Estos profesionales comparan la situación con la de hace ocho años en el Donbás. «Ha cambiado significativamente. El armamento ha cambiado; es muy poderoso y es mucho más grande.
Antes no teníamos que lidiar con la aviación, ahora sí», nos explica Vitali, conductor de la ambulancia. Aclara, además, que muchas veces tienen que parar en pleno trayecto para reanimar a algún paciente.
«Es peligroso parar, pero a veces tenemos que hacerlo para salvar vidas».
«Traer a los pacientes hasta aquí a veces nos cuesta mucho cuando estamos muy cerca del frente», afirma Lyza Rohova. «Estamos acostumbrados a estas dinámicas de trabajo, pero eso no significa que no nos preocupe.
Nuestro trabajo es salvar cada vida». Llevan en guerra desde 2014, pero en esta segunda fase de la guerra, asegura Tymo, las bajas están siendo muchas para los soldados ucranianos.

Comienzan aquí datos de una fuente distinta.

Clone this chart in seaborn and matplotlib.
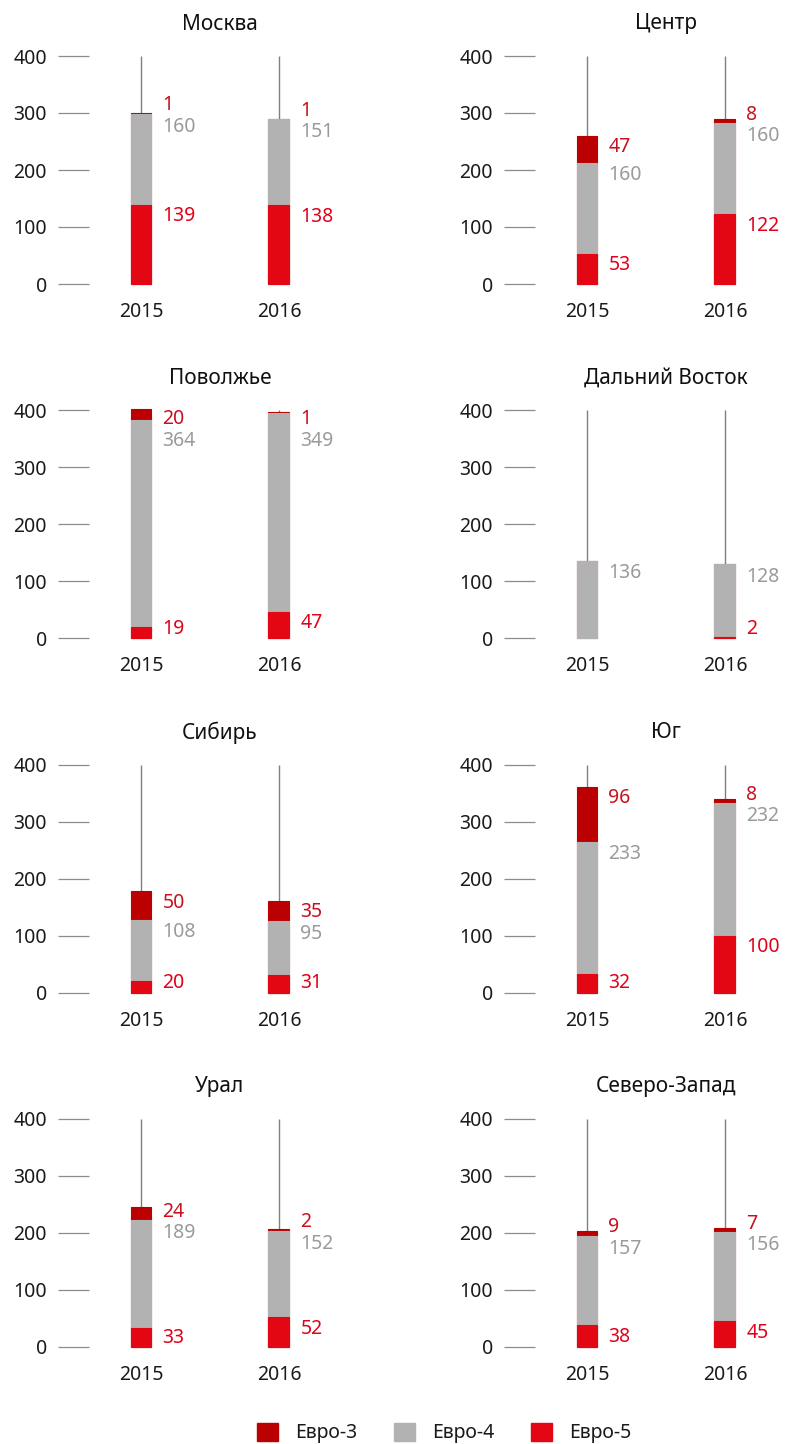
import pandas as pd
import matplotlib.pyplot as plt
from matplotlib.patches import Patch
import seaborn as sns

# data
regions = ['Москва', 'Центр', 'Поволжье', 'Дальний Восток',
           'Сибирь', 'Юг', 'Урал', 'Северо-Запад']
years = ['2015', '2016']
euro3 = [[1, 1], [47, 8], [20, 1], [0, 0], [50, 35], [96, 8], [24, 2], [9, 7]]
euro4 = [[160, 151], [160, 160], [364, 349], [136, 128],
         [108, 95], [233, 232], [189, 152], [157, 156]]
euro5 = [[139, 138], [53, 122], [19, 47], [0, 2],
         [20, 31], [32, 100], [33, 52], [38, 45]]
legend_labels = ['Евро-3', 'Евро-4', 'Евро-5']

# colours
c3 = '#BA0000'
c4 = '#B2B2B2'
c5 = '#E30613'
txt3 = '#C8101E'
txt4 = '#9A9A9A'
txt5 = '#E2001A'
grey_line = '#808080'
dark = '#1A1A1A'
fs = 14

sns.set_style('white')
plt.rcParams['font.family'] = ['Noto Sans', 'DejaVu Sans']

W, H = 788, 1444
fig = plt.figure(figsize=(W / 100, H / 100), dpi=100)

for i, region in enumerate(regions):
    row, col = divmod(i, 2)
    left = 89 + 446 * col
    base = 284 + 354.3 * row
    ax = fig.add_axes([left / W, 1 - base / H, 241 / W, 228 / H])

    df = pd.DataFrame({'year': years, 'e3': euro3[i], 'e4': euro4[i], 'e5': euro5[i]})
    df['top4'] = df['e5'] + df['e4']
    df['total'] = df['top4'] + df['e3']

    # stacked bars drawn as overlapping cumulative bars
    for col_name, color in [('total', c3), ('top4', c4), ('e5', c5)]:
        sub = df[df[col_name] > 0]
        sns.barplot(data=sub, x='year', y=col_name, color=color, width=0.152,
                    saturation=1, ax=ax, order=years, linewidth=0.8,
                    edgecolor=color)
    for p in ax.patches:
        p.set_clip_on(False)

    xs = list(range(len(years)))
    ax.vlines(xs, df['total'], 400, color=grey_line, lw=1, zorder=0.5)

    # value labels
    for x, r in zip(xs, df.itertuples()):
        tx = x + 0.155
        y5 = max(r.e5 - 20, 16)
        y3 = min(max(r.total - 20, r.top4 + 15), 385)
        y4 = r.top4 - 22
        if r.e3 > 0:
            y4 = min(y4, y3 - 38)
            ax.text(tx, y3, str(r.e3), color=txt3, fontsize=fs, va='center', ha='left')
        if r.e4 > 0:
            ax.text(tx, y4, str(r.e4), color=txt4, fontsize=fs, va='center', ha='left')
        if r.e5 > 0:
            ax.text(tx, y5, str(r.e5), color=txt5, fontsize=fs, va='center', ha='left')

    ax.set_xlim(-0.377, 1.37)
    ax.set_ylim(0, 400)
    ax.set_yticks(range(0, 401, 100))
    ax.set_xlabel('')
    ax.set_ylabel('')
    sns.despine(ax=ax, left=True, bottom=True)
    ax.tick_params(axis='y', left=True, length=22.3, width=0.9, color='#8C8C8C',
                   pad=8, labelsize=fs, labelcolor=dark)
    ax.tick_params(axis='x', bottom=False, length=0, pad=13, labelsize=fs,
                   labelcolor=dark)

    fig.text((left + 131) / W, 1 - (base - 228 - 32) / H, region,
             ha='center', va='center', fontsize=15, color='#111111')

handles = [Patch(color=c, label=l) for c, l in zip([c3, c4, c5], legend_labels)]
leg = fig.legend(handles=handles, loc='center', bbox_to_anchor=(444 / W, 1 - 1433 / H),
                 ncol=3, frameon=False, fontsize=fs, handlelength=1.1,
                 handleheight=1.1, handletextpad=0.85, columnspacing=1.9)
for t in leg.get_texts():
    t.set_color(dark)

fig.savefig('out.png', dpi=100)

«Nos acostumbramos a la muerte, pero nuestro trabajo es salvar vidas», insiste. Además, recuerdan que no solo hay heridos por los bombardeos, sino que también atienden a los militares heridos por la explosión de minas.
«Desde el inicio de esta fase de la guerra, lamentablemente, han sido muchas las bajas para nosotros», asegura Tymo. Explica que por la noche es cuando más trabajo tienen. «La segunda ola de la guerra está siendo muy sangrienta.
Nuestras pérdidas son tremendas», insiste esta joven enfermera de 29 años que se formó en Leópolis y que ahora no puede volver a casa. Todos están pendientes del último paciente.
Lo que más siente es que desde el 24 de febrero toda su familia corre peligro, porque la invasión ha extralimitado las fronteras del Donbás. Además, en Leópolis, las amenazas también se han traducido en ataques.
«La guerra es la epidemia traumática de la humanidad»
Tymo relata las dificultades para trabajar en un territorio donde parte de la población local no apoya tu labor.
«Más personas se están volviendo proucranianas ahora», dice, al explicar que todavía se encuentran con muchas personas prorrusas que no aplauden su trabajo al estar de la mano de los militares. «Nos da miedo que los mismos locales chiven nuestra localización», confiesa.
Mientras nos confiesa su sensación, frena una furgoneta. No es otro paciente, son cajas y cajas de medicamentos para abastecer con suministros.
«La guerra es la epidemia traumática de la humanidad», concluyen los dos parafraseando a Nikolai Pirogov, el padre de la cirugía de campaña, quien paradójicamente era ruso.
A través de la espesura de la arboleda que rodea el hospital se cuelan los últimos rayos de sol acompañados de la monótona sinfonía de la guerra. «Nos gustaría que esto terminara ya», confiesa Tymo. Les espera una noche larga.